Third is the impact of a rising debt. The CBO doesn't fall for the "we owe it to ourselves" silliness. Warned the agency: "debt held by the public is projected to be significantly greater relative to GDP than at any time since just after World War II." And contra Alexander Hamilton, this debt will not be a "national blessing." Explained CBO: "If the amount of debt held by the public remains so large, federal spending on interest payments will increase substantially when interest rates rise to more normal levels."

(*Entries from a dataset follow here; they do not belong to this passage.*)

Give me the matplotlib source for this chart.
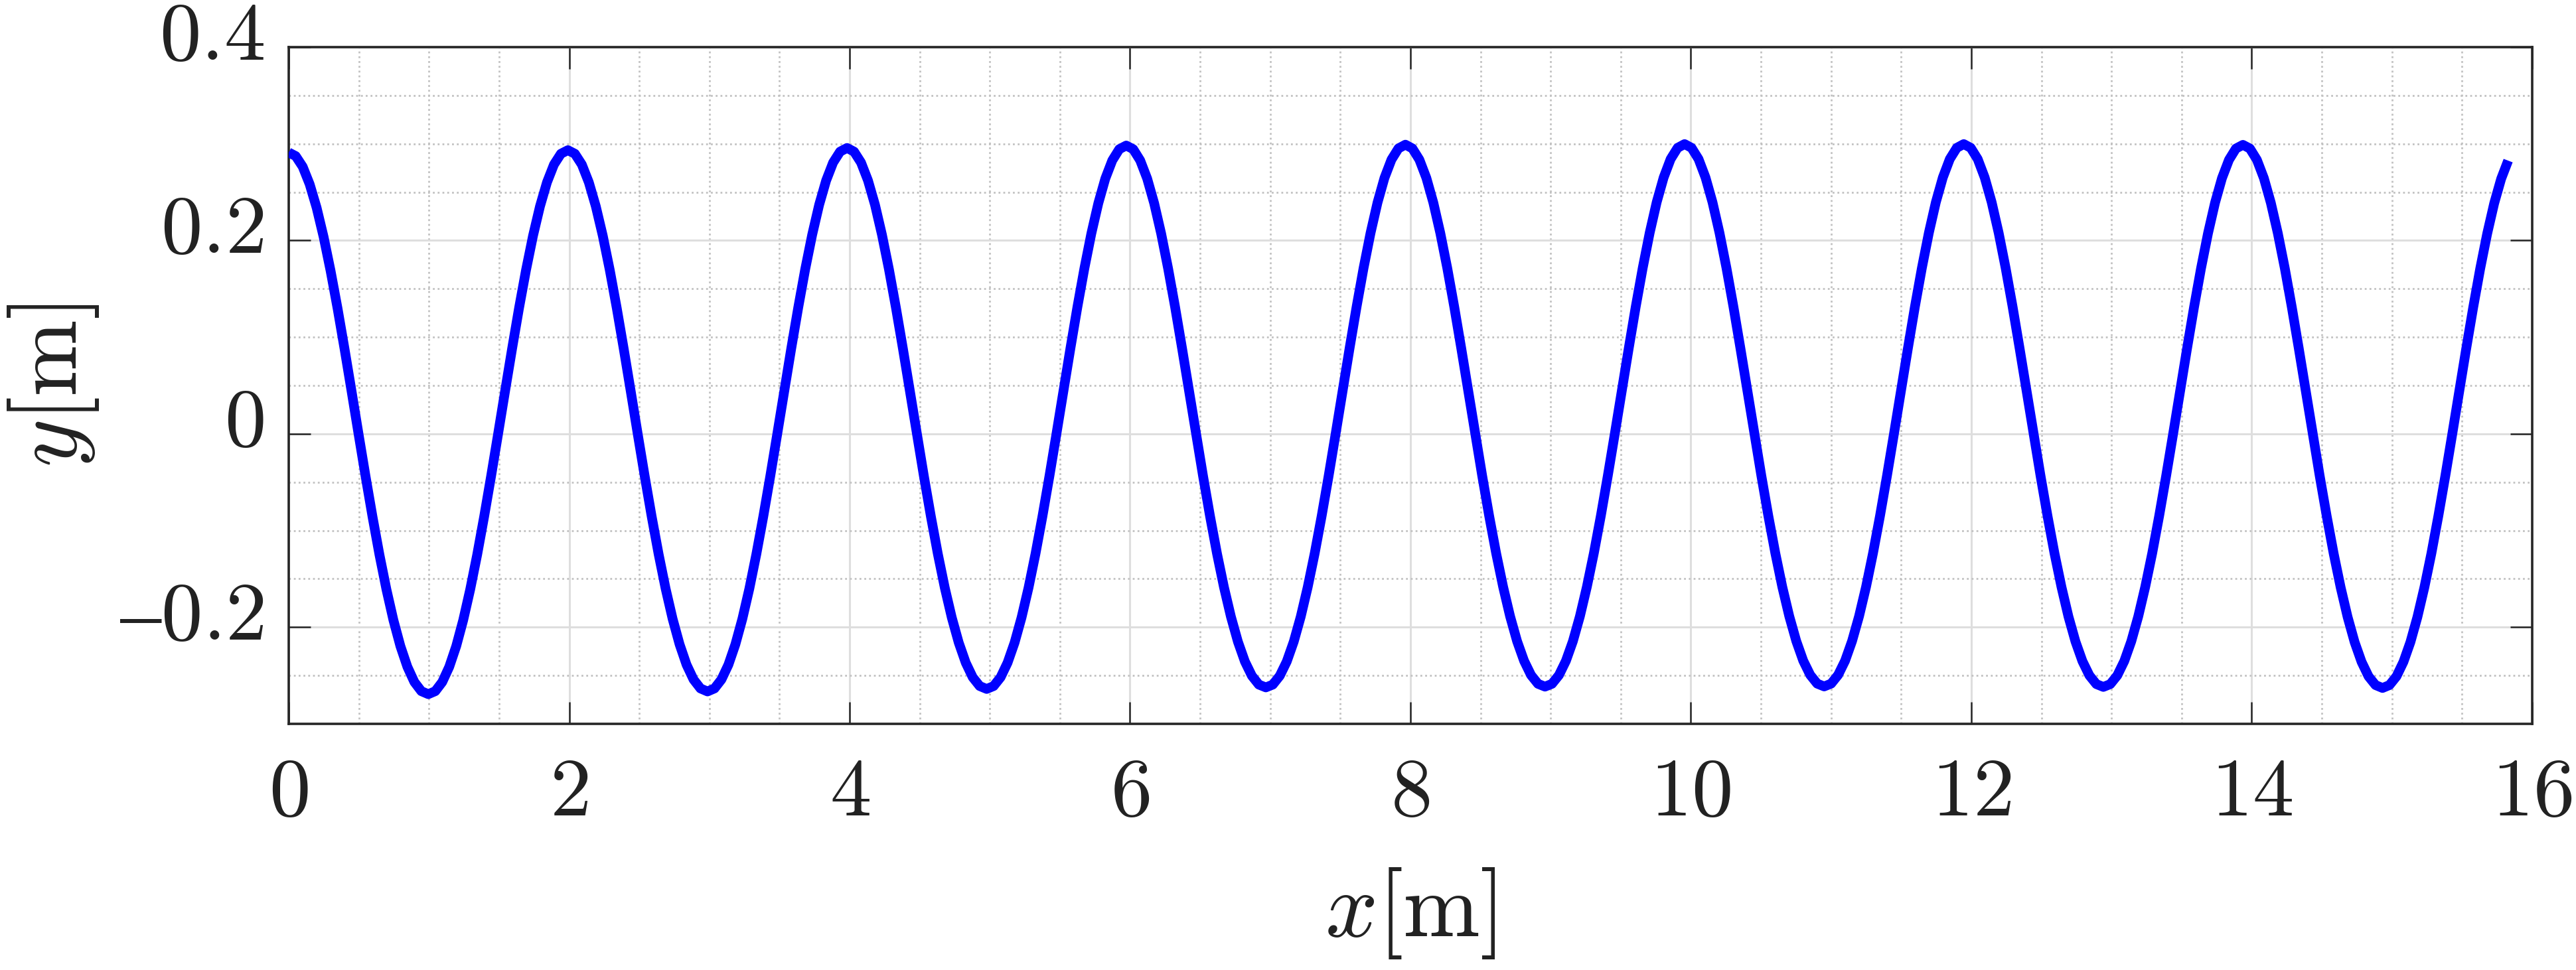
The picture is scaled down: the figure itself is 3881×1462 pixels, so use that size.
import numpy as np
import matplotlib
matplotlib.use("Agg")
import matplotlib.pyplot as plt
from matplotlib.ticker import FixedLocator, FuncFormatter
from matplotlib.transforms import ScaledTranslation

plt.rcParams['mathtext.fontset'] = 'cm'
plt.rcParams['font.family'] = ['DejaVu Serif']

# ---- data (surface elevation y [m] along x [m]) ----
x_step = 0.049775  # sampling interval of the profile [m]

y_crest0 = [0.2910, 0.2873, 0.2763, 0.2582, 0.2338, 0.2036, 0.1685, 0.1296, 0.0877, 0.0442, 0.0]
y_trough1 = [-0.0436, -0.0856, -0.1251, -0.1610, -0.1927, -0.2196, -0.2410, -0.2567, -0.2662, -0.2693,
             -0.2662, -0.2567, -0.2410, -0.2196, -0.1927, -0.1610, -0.1251, -0.0856, -0.0436, 0.0]
y_crest2 = [0.0442, 0.0879, 0.1301, 0.1694, 0.2048, 0.2353, 0.2601, 0.2785, 0.2897, 0.2934,
            0.2897, 0.2785, 0.2601, 0.2353, 0.2048, 0.1694, 0.1301, 0.0879, 0.0442, 0.0]
y_trough3 = [-0.0436, -0.0854, -0.1245, -0.1601, -0.1913, -0.2177, -0.2388, -0.2541, -0.2634, -0.2665,
             -0.2634, -0.2541, -0.2388, -0.2177, -0.1913, -0.1601, -0.1245, -0.0854, -0.0436, 0.0]
y_crest4 = [0.0443, 0.0882, 0.1305, 0.1702, 0.2059, 0.2369, 0.2620, 0.2806, 0.2919, 0.2957,
            0.2919, 0.2806, 0.2620, 0.2369, 0.2059, 0.1702, 0.1305, 0.0882, 0.0443, 0.0]
y_trough5 = [-0.0435, -0.0851, -0.1240, -0.1592, -0.1900, -0.2160, -0.2367, -0.2518, -0.2609, -0.2639,
             -0.2609, -0.2518, -0.2367, -0.2160, -0.1900, -0.1592, -0.1240, -0.0851, -0.0435, 0.0]
y_crest6 = [0.0443, 0.0884, 0.1311, 0.1710, 0.2072, 0.2385, 0.2640, 0.2828, 0.2944, 0.2982,
            0.2944, 0.2828, 0.2640, 0.2385, 0.2072, 0.1710, 0.1311, 0.0884, 0.0443, 0.0]
y_trough7 = [-0.0435, -0.0850, -0.1237, -0.1586, -0.1892, -0.2150, -0.2355, -0.2503, -0.2594, -0.2623,
             -0.2594, -0.2503, -0.2355, -0.2150, -0.1892, -0.1586, -0.1237, -0.0850, -0.0435, 0.0]
y_crest8 = [0.0444, 0.0885, 0.1312, 0.1713, 0.2076, 0.2391, 0.2647, 0.2836, 0.2952, 0.2991,
            0.2952, 0.2836, 0.2647, 0.2391, 0.2076, 0.1713, 0.1312, 0.0885, 0.0444, 0.0]
y_trough9 = [-0.0434, -0.0849, -0.1235, -0.1583, -0.1888, -0.2145, -0.2348, -0.2496, -0.2586, -0.2615,
             -0.2586, -0.2496, -0.2348, -0.2145, -0.1888, -0.1583, -0.1235, -0.0849, -0.0434, 0.0]
y_crest10 = [0.0444, 0.0885, 0.1314, 0.1715, 0.2079, 0.2395, 0.2651, 0.2842, 0.2958, 0.2997,
             0.2958, 0.2842, 0.2651, 0.2395, 0.2079, 0.1715, 0.1314, 0.0885, 0.0444, 0.0]
y_trough11 = [-0.0434, -0.0849, -0.1234, -0.1583, -0.1887, -0.2143, -0.2347, -0.2494, -0.2584, -0.2613,
              -0.2584, -0.2494, -0.2347, -0.2143, -0.1887, -0.1583, -0.1234, -0.0849, -0.0434, 0.0]
y_crest12 = [0.0444, 0.0885, 0.1314, 0.1715, 0.2079, 0.2395, 0.2651, 0.2842, 0.2958, 0.2997,
             0.2958, 0.2842, 0.2651, 0.2395, 0.2079, 0.1715, 0.1314, 0.0885, 0.0444, 0.0]
y_trough13 = [-0.0434, -0.0849, -0.1236, -0.1584, -0.1890, -0.2147, -0.2351, -0.2499, -0.2589, -0.2618,
              -0.2589, -0.2499, -0.2351, -0.2147, -0.1890, -0.1584, -0.1236, -0.0849, -0.0434, 0.0]
y_crest14 = [0.0444, 0.0885, 0.1312, 0.1713, 0.2075, 0.2389, 0.2645, 0.2834, 0.2951, 0.2989,
             0.2951, 0.2834, 0.2645, 0.2389, 0.2075, 0.1713, 0.1312, 0.0885, 0.0444, 0.0]
y_trough15 = [-0.0435, -0.0850, -0.1238, -0.1588, -0.1895, -0.2154, -0.2359, -0.2509, -0.2599, -0.2629,
              -0.2599, -0.2509, -0.2359, -0.2154, -0.1895, -0.1588, -0.1238, -0.0850, -0.0435, 0.0]
y_crest16 = [0.0443, 0.0884, 0.1310, 0.1710, 0.2071, 0.2384, 0.2638, 0.2826]

x_ticks = [0, 2, 4, 6, 8, 10, 12, 14, 16]
y_ticks = [-0.2, 0.0, 0.2, 0.4]
x_label = r'$x[\mathrm{m}]$'
y_label = r'$y[\mathrm{m}]$'

segments = [y_crest0, y_trough1, y_crest2, y_trough3, y_crest4, y_trough5, y_crest6,
            y_trough7, y_crest8, y_trough9, y_crest10, y_trough11, y_crest12,
            y_trough13, y_crest14, y_trough15, y_crest16]
y = np.concatenate([np.asarray(s, dtype=float) for s in segments])
x = np.arange(len(y)) * x_step

# ---- figure ----
W, H = 3881, 1462
fig = plt.figure(figsize=(W / 100, H / 100), dpi=100)
ax = fig.add_axes([435 / W, (H - 1091) / H, (3815 - 435) / W, (1091 - 71) / H])

ax.plot(x, y, color=(0, 0, 1), lw=10.5, solid_capstyle='butt', solid_joinstyle='round', zorder=3)

ax.set_xlim(0, 16)
ax.set_ylim(-0.3, 0.4)
ax.xaxis.set_major_locator(FixedLocator(x_ticks))
ax.yaxis.set_major_locator(FixedLocator(y_ticks))
ax.xaxis.set_minor_locator(FixedLocator(np.arange(0, 16.001, 0.5)))
ax.yaxis.set_minor_locator(FixedLocator(np.arange(-0.3, 0.4001, 0.05)))


def fmt(v, pos):
    if abs(v) < 1e-9:
        return r'$0$'
    s = ('%g' % abs(v))
    if v < 0:
        return '$\u2013' + s + '$'
    return '$' + s + '$'


ax.xaxis.set_major_formatter(FuncFormatter(fmt))
ax.yaxis.set_major_formatter(FuncFormatter(fmt))

ax.set_axisbelow(True)
ax.grid(which='major', color='#dedede', lw=2.2, ls='-')
ax.grid(which='minor', color='#c2c2c2', lw=2.0, ls=(0, (1, 1.6)))

dark = '#262626'
for sp in ax.spines.values():
    sp.set_linewidth(2.6)
    sp.set_color(dark)

ax.tick_params(which='major', direction='in', length=24, width=1.8, color=dark,
               top=True, right=True, labelsize=90, labelcolor='#222222')
ax.tick_params(axis='x', which='major', pad=31)
ax.tick_params(axis='y', which='major', pad=27)
ax.tick_params(which='minor', length=0, top=True, right=True)

ax.set_xlabel(x_label, fontsize=100, color='#222222', labelpad=36)
ax.set_ylabel(y_label, fontsize=100, color='#222222', labelpad=20)

# y tick labels sit slightly above their ticks, as in the reference
shift = ScaledTranslation(0, 16 / 100, fig.dpi_scale_trans)
for lab in ax.get_yticklabels():
    lab.set_verticalalignment('center')
    lab.set_transform(lab.get_transform() + shift)

fig.savefig('out.png', dpi=100)
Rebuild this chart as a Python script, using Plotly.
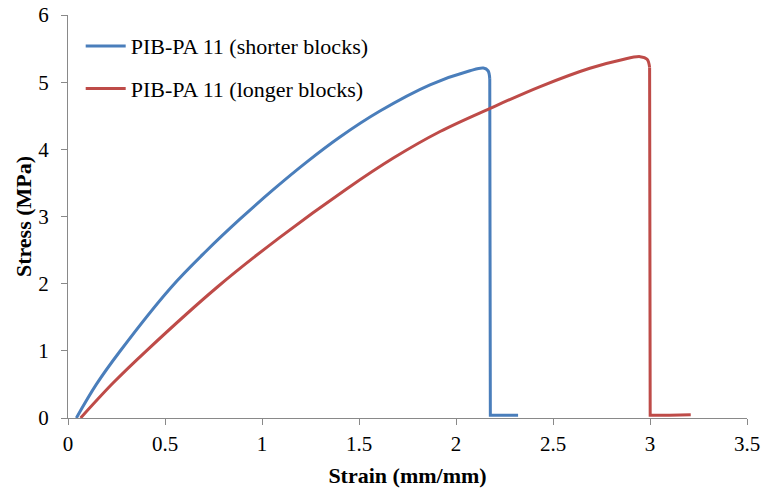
import plotly.graph_objects as go

# Stress-strain data for the two PIB-PA 11 block copolymers.
# Each curve = smooth loading part + abrupt failure (drop and residual tail).
shorter_load_x = [0.043, 0.146, 0.267, 0.53, 0.714, 0.886, 1.058, 1.23, 1.40,
                  1.608, 1.866, 2.072, 2.141, 2.165, 2.174]
shorter_load_y = [0.0, 0.50, 0.99, 1.94, 2.49, 2.96, 3.40, 3.81, 4.18,
                  4.57, 4.96, 5.17, 5.21, 5.17, 5.05]
shorter_fail_x = [2.174, 2.177, 2.25, 2.32]
shorter_fail_y = [5.05, 0.04, 0.04, 0.04]

longer_load_x = [0.065, 0.232, 0.404, 0.77, 1.092, 1.436, 1.677, 1.918, 2.176,
                 2.434, 2.69, 2.85, 2.949, 2.985, 2.998]
longer_load_y = [0.0, 0.52, 1.0, 1.95, 2.69, 3.41, 3.87, 4.265, 4.61,
                 4.935, 5.208, 5.33, 5.38, 5.34, 5.22]
longer_fail_x = [2.998, 3.001, 3.1, 3.21]
longer_fail_y = [5.22, 0.04, 0.04, 0.05]

series = [
    ("PIB-PA 11 (shorter blocks)", "#4A7EBB",
     (shorter_load_x, shorter_load_y), (shorter_fail_x, shorter_fail_y)),
    ("PIB-PA 11 (longer blocks)", "#BE4B48",
     (longer_load_x, longer_load_y), (longer_fail_x, longer_fail_y)),
]

x_ticks = [0, 0.5, 1, 1.5, 2, 2.5, 3, 3.5]
x_tick_text = ["0", "0.5", "1", "1.5", "2", "2.5", "3", "3.5"]
y_ticks = [0, 1, 2, 3, 4, 5, 6]

FONT = "Liberation Serif"
AXIS_GREY = "#898989"

fig = go.Figure()
for i, (name, color, load, fail) in enumerate(series):
    fig.add_trace(go.Scatter(
        x=load[0], y=load[1], mode="lines", name=name,
        legendgroup=f"g{i}",
        line=dict(color=color, width=3, shape="spline", smoothing=1.0),
    ))
    fig.add_trace(go.Scatter(
        x=fail[0], y=fail[1], mode="lines", name=name,
        legendgroup=f"g{i}", showlegend=False,
        line=dict(color=color, width=3),
    ))

fig.update_layout(
    width=763, height=491,
    margin=dict(l=68, r=16, t=15, b=73),
    paper_bgcolor="white", plot_bgcolor="white",
    font=dict(family=FONT, size=21, color="black"),
    showlegend=True,
    legend=dict(
        x=0.0187, y=0.975, xanchor="left", yanchor="top",
        font=dict(family=FONT, size=22, color="black"),
        bgcolor="rgba(0,0,0,0)", borderwidth=0,
        tracegroupgap=11, itemwidth=40,
    ),
    xaxis=dict(
        range=[0, 3.5], tickvals=x_ticks, ticktext=x_tick_text,
        showgrid=False, zeroline=False, automargin=False,
        showline=True, linecolor=AXIS_GREY, linewidth=1,
        ticks="outside", ticklen=6, tickcolor=AXIS_GREY, tickwidth=1,
        ticklabelstandoff=1,
        tickfont=dict(family=FONT, size=21, color="black"),
        title=dict(text="<b>Strain (mm/mm)</b>", standoff=12,
                   font=dict(family=FONT, size=22, color="black")),
    ),
    yaxis=dict(
        range=[0, 6], tickvals=y_ticks,
        showgrid=False, zeroline=False, automargin=False,
        showline=True, linecolor=AXIS_GREY, linewidth=1,
        ticks="outside", ticklen=6, tickcolor=AXIS_GREY, tickwidth=1,
        ticklabelstandoff=8,
        tickfont=dict(family=FONT, size=21, color="black"),
        title=dict(text="<b>Stress (MPa)</b>", standoff=0,
                   font=dict(family=FONT, size=22, color="black")),
    ),
)

fig.write_html("out.html")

That's not all, alas. "Because federal borrowing generally reduces national saving, the stock of capital assets, such as equipment and structures, will be smaller and aggregate wages will be less than if the debt were lower." That is, Americans will be earning less while having to pay more. Such a deal! Finally, "such a large debt poses an increased risk of precipitating a fiscal crisis, during which investors would lose so much confidence in the government's ability to manage its budget that the government would be unable to borrow at affordable rates."
It would be nice to curb federal borrowing, but a fiscal crisis probably isn't the best way to do so. Although this analysis is enough to scare anyone, the budget agency isn't done. For an encore it peers into the more distant future, and it doesn't like what it sees.
Noted CBO: "Under current law, the aging of the population, the rising costs of health care, and the scheduled expansion in federal subsidies for health insurance will substantially boost federal spending on Social Security and the government's major health care programs, relative to GDP, for the next 10 years and for decades thereafter." Without substantial policy changes, "debt will rise sharply relative to GDP after 2023."
No worries, however. There is no spending problem. The president promises us.
CBO does fine analytic work, but its reports are a bit dry, even arcane. However, the agency's budget reports have become the scariest pieces of literature around. Read the latest budget outlook and it's like seeing Freddy Krueger bearing down on you.
But the president says not to worry. There is no spending problem.